WHAT IS EXPECTED
Scan the listing that follows and report how many lines contain "this". Write the number alone.

# # # # #

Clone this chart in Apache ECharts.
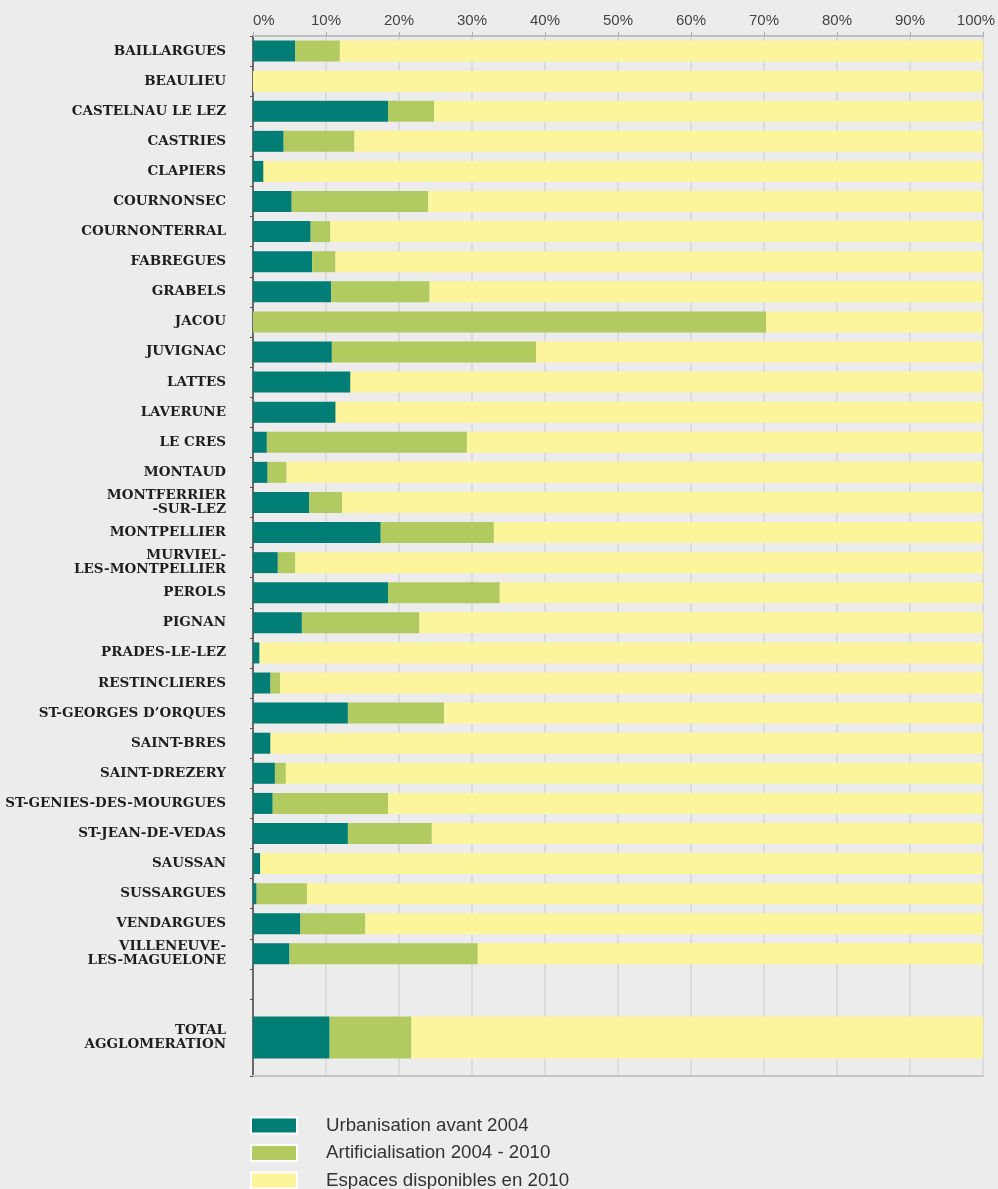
<!DOCTYPE html>
<html>
<head>
<meta charset="utf-8">
<script src="https://cdn.jsdelivr.net/npm/echarts@6/dist/echarts.min.js"></script>
<style>
  html, body { margin: 0; padding: 0; background: #ececec; }
  #chart { width: 998px; height: 1189px; }
</style>
</head>
<body>
<div id="chart"></div>
<script>
const communes = [
  'BAILLARGUES', 'BEAULIEU', 'CASTELNAU LE LEZ', 'CASTRIES', 'CLAPIERS',
  'COURNONSEC', 'COURNONTERRAL', 'FABREGUES', 'GRABELS', 'JACOU',
  'JUVIGNAC', 'LATTES', 'LAVERUNE', 'LE CRES', 'MONTAUD',
  'MONTFERRIER\n-SUR-LEZ', 'MONTPELLIER', 'MURVIEL-\nLES-MONTPELLIER', 'PEROLS', 'PIGNAN',
  'PRADES-LE-LEZ', 'RESTINCLIERES', 'ST-GEORGES D\u2019ORQUES', 'SAINT-BRES', 'SAINT-DREZERY',
  'ST-GENIES-DES-MOURGUES', 'ST-JEAN-DE-VEDAS', 'SAUSSAN', 'SUSSARGUES', 'VENDARGUES',
  'VILLENEUVE-\nLES-MAGUELONE'
]
const urbanisation = [
  5.8, 0, 18.5, 4.2, 1.4, 5.3, 7.9, 8.1, 10.7, 0,
  10.8, 13.3, 11.3, 1.9, 2.0, 7.7, 17.5, 3.4, 18.5, 6.7,
  0.9, 2.4, 13.0, 2.4, 3.0, 2.7, 13.0, 1.0, 0.5, 6.5,
  5.0
]
const artificialisation = [
  6.1, 0, 6.3, 9.7, 0.1, 18.7, 2.7, 3.2, 13.5, 70.3,
  28.0, 0.1, 0.1, 27.4, 2.6, 4.5, 15.5, 2.4, 15.3, 16.1,
  0, 1.3, 13.2, 0, 1.5, 15.8, 11.5, 0, 6.9, 8.9,
  25.8
]
const disponibles = [
  88.1, 100, 75.2, 86.1, 98.5, 76.0, 89.4, 88.7, 75.8, 29.7,
  61.2, 86.6, 88.6, 70.7, 95.4, 87.8, 67.0, 94.2, 66.2, 77.2,
  99.1, 96.3, 73.8, 97.6, 95.5, 81.5, 75.5, 99.0, 92.6, 84.6,
  69.2
]
const totalLabel = ['TOTAL\nAGGLOMERATION']
const totalValues = [10.5, 11.2, 78.3]
const seriesNames = ['Urbanisation avant 2004', 'Artificialisation 2004 - 2010', 'Espaces disponibles en 2010']
const colors = ['#007d74', '#b2cb60', '#fdf59b']

const chart = echarts.init(document.getElementById('chart'))

const yLabel = {
  fontFamily: 'DejaVu Serif',
  fontWeight: 'bold',
  fontSize: 13.5,
  lineHeight: 14,
  color: '#1e1e1e',
  margin: 27
}
const splitLine = { show: true, lineStyle: { color: '#d6d6d6', width: 1.5 } }

const perCommune = [urbanisation, artificialisation, disponibles]
const series = []
seriesNames.forEach((name, i) => {
  series.push({
    name,
    type: 'bar',
    stack: 'a',
    barWidth: 21,
    xAxisIndex: 0,
    yAxisIndex: 0,
    itemStyle: { color: colors[i] },
    data: perCommune[i]
  })
  series.push({
    name,
    type: 'bar',
    stack: 'b',
    barWidth: 42,
    xAxisIndex: 1,
    yAxisIndex: 1,
    itemStyle: { color: colors[i] },
    data: [totalValues[i]]
  })
})

const option = {
  backgroundColor: '#ececec',
  animation: false,
  grid: [
    { left: 253, right: 15, top: 36, height: 963, outerBoundsMode: 'none' },
    { left: 253, right: 15, top: 999, height: 77, outerBoundsMode: 'none' }
  ],
  xAxis: [
    {
      gridIndex: 0,
      type: 'value',
      position: 'top',
      min: 0,
      max: 100,
      interval: 10,
      axisLine: { show: true, lineStyle: { color: '#bdbdbd', width: 2 } },
      axisTick: { show: true, length: 4, lineStyle: { color: '#aaa' } },
      axisLabel: {
        margin: 8,
        fontFamily: 'Liberation Sans',
        fontSize: 15,
        color: '#444',
        alignMinLabel: 'left',
        formatter: v => v === 100 ? '{m|100%}' : v + '%',
        rich: { m: { fontFamily: 'Liberation Sans', fontSize: 15, color: '#444', padding: [0, 14, 0, 0] } }
      },
      splitLine
    },
    {
      gridIndex: 1,
      type: 'value',
      position: 'bottom',
      min: 0,
      max: 100,
      interval: 10,
      axisLine: { show: true, lineStyle: { color: '#c4c4c4', width: 2 } },
      axisTick: { show: false },
      axisLabel: { show: false },
      splitLine
    }
  ],
  yAxis: [
    {
      gridIndex: 0,
      type: 'category',
      inverse: true,
      data: communes.concat(['']),
      axisLine: { show: true, lineStyle: { color: '#6a6a6a', width: 2 } },
      axisTick: { show: true, length: 3, lineStyle: { color: '#555' } },
      axisLabel: yLabel
    },
    {
      gridIndex: 1,
      type: 'category',
      inverse: true,
      data: totalLabel,
      axisLine: { show: true, lineStyle: { color: '#6a6a6a', width: 2 } },
      axisTick: { show: true, length: 3, lineStyle: { color: '#555' } },
      axisLabel: yLabel
    }
  ],
  legend: {
    orient: 'vertical',
    left: 250,
    top: 1116,
    height: 80,
    padding: 0,
    itemWidth: 46,
    itemHeight: 16,
    itemGap: 8.5,
    icon: 'rect',
    data: seriesNames,
    itemStyle: { borderColor: '#ffffff', borderWidth: 2 },
    textStyle: {
      fontFamily: 'Liberation Sans',
      fontSize: 18.7,
      color: '#333',
      padding: [0, 0, 0, 24]
    }
  },
  series
}

chart.setOption(option)
</script>
</body>
</html>
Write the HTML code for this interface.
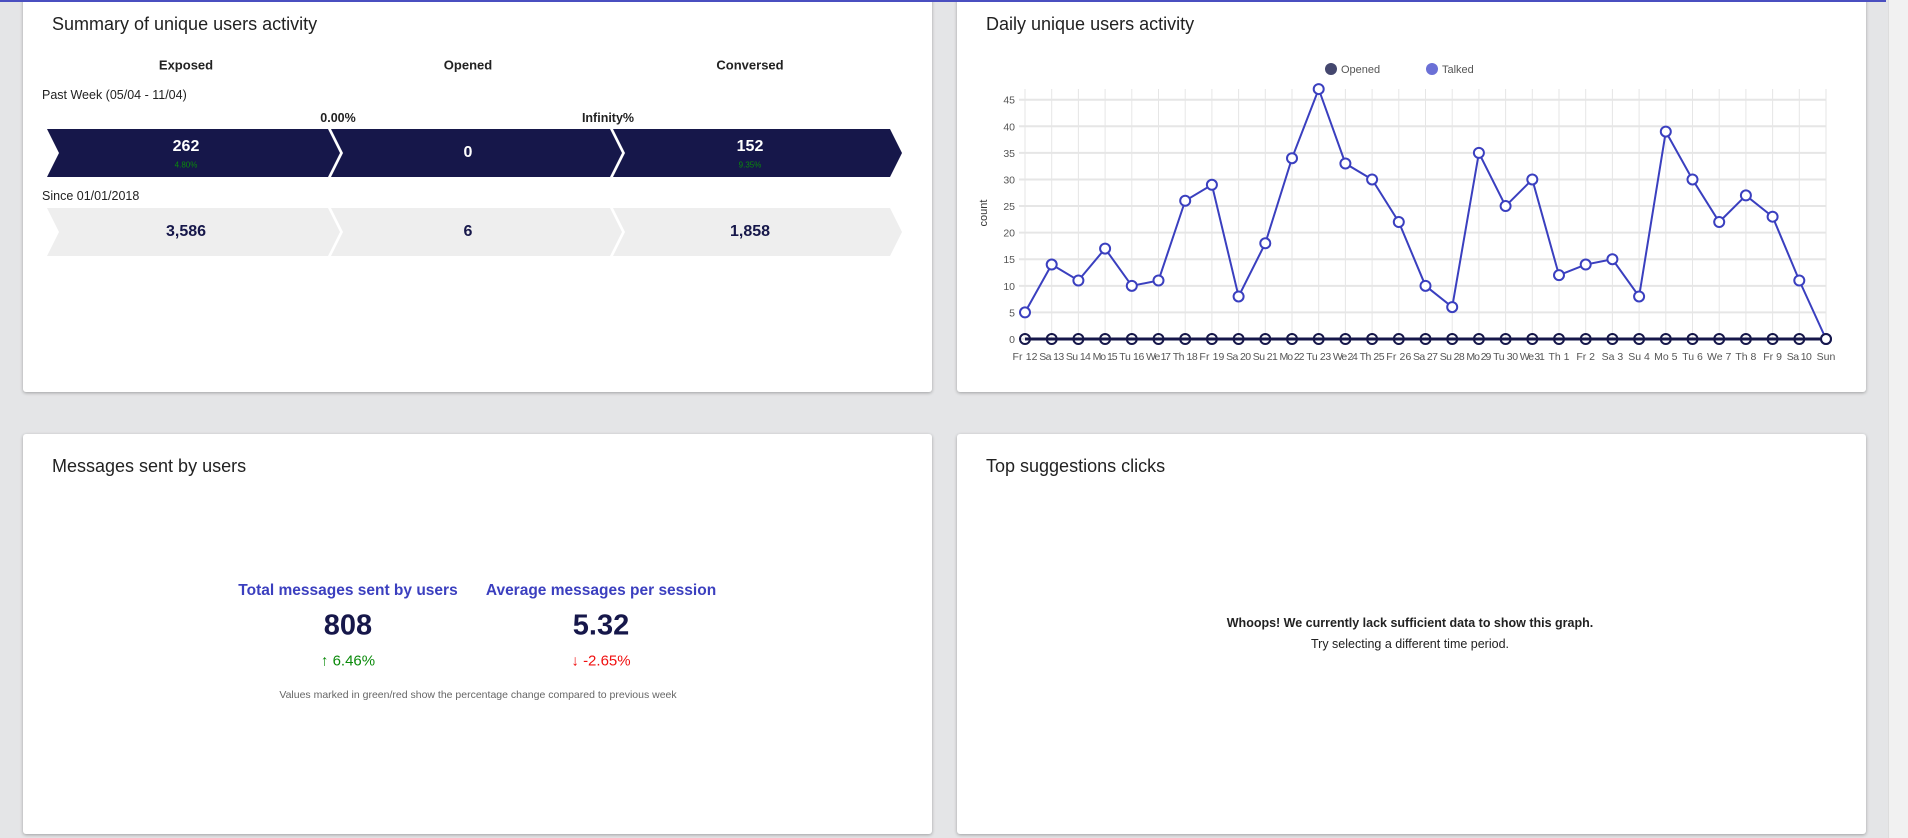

# # # # #

ANSWER TO THE TASK
2